Written task: Only the pictures are omitted; repeat all other data exactly.

(begin)

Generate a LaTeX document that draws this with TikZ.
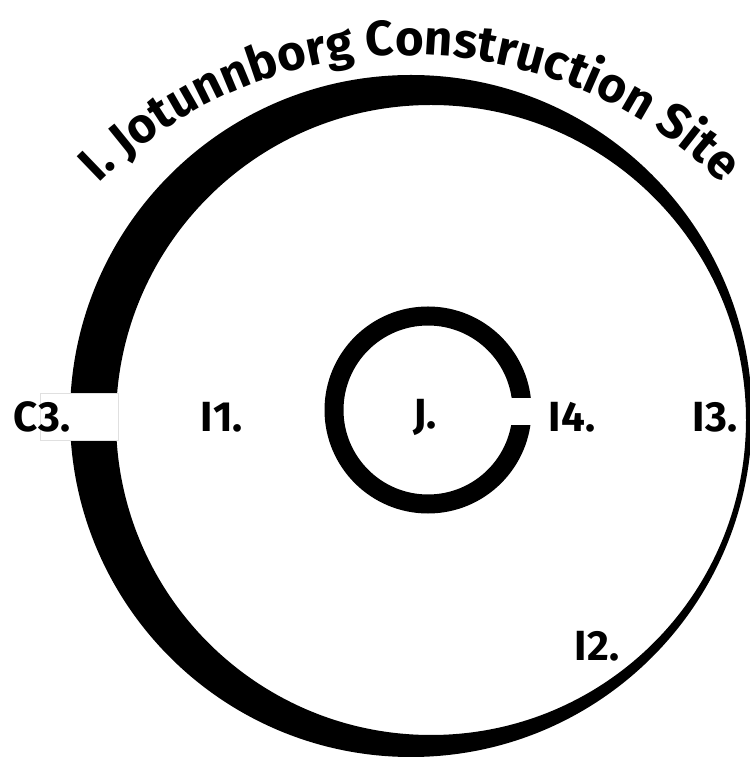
\documentclass[tikz,border=0pt]{standalone}
\usepackage{fontspec}
\setmainfont{Fira Sans}
\usepackage{tikz}
\usetikzlibrary{decorations.text}

\begin{document}
\begin{tikzpicture}[x=0.02cm, y=0.02cm,
  area/.style={font=\fontsize{24}{24}\selectfont\bfseries, inner sep=0pt},
  cut/.style={fill=white, draw=none}]
\useasboundingbox (0,0) rectangle (750,761);
\fill[even odd rule] (411,345) circle[radius=341] (431,341) circle[radius=315];
\draw[line width=19*0.02cm] (428,351) circle[radius=94];
\path[cut] (505,336) rectangle (540,363);
\path[cut, draw=black!12] (40,321) rectangle (118,368);
\node[area] (c3) at (42,344) {C3.};
\node[area] (i1) at (222,344) {I1.};
\node[area] (j) at (425,344) {J.};
\node[area] (i4) at (572,344) {I4.};
\node[area] (i3) at (715,344) {I3.};
\node[area] (i2) at (597,115) {I2.};
\path[decorate, decoration={text along path, text align=center,
  text={|\fontsize{28}{28}\selectfont\bfseries|I. Jotunnborg Construction Site}}]
  (410,264) ++(142:442) arc (142:38:442);
\end{tikzpicture}
\end{document}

(end)

Response:
Generate a LaTeX document that draws this with TikZ.
\documentclass[tikz,border=0pt]{standalone}
\usepackage{fontspec}
\setmainfont{Fira Sans}
\usepackage{tikz}
\usetikzlibrary{decorations.text}

\begin{document}
\begin{tikzpicture}[x=0.02cm, y=0.02cm,
  area/.style={font=\fontsize{24}{24}\selectfont\bfseries, inner sep=0pt},
  cut/.style={fill=white, draw=none}]
\useasboundingbox (0,0) rectangle (750,761);
\fill[even odd rule] (411,345) circle[radius=341] (431,341) circle[radius=315];
\draw[line width=19*0.02cm] (428,351) circle[radius=94];
\path[cut] (505,336) rectangle (540,363);
\path[cut, draw=black!12] (40,321) rectangle (118,368);
\node[area] (c3) at (42,344) {C3.};
\node[area] (i1) at (222,344) {I1.};
\node[area] (j) at (425,344) {J.};
\node[area] (i4) at (572,344) {I4.};
\node[area] (i3) at (715,344) {I3.};
\node[area] (i2) at (597,115) {I2.};
\path[decorate, decoration={text along path, text align=center,
  text={|\fontsize{28}{28}\selectfont\bfseries|I. Jotunnborg Construction Site}}]
  (410,264) ++(142:442) arc (142:38:442);
\end{tikzpicture}
\end{document}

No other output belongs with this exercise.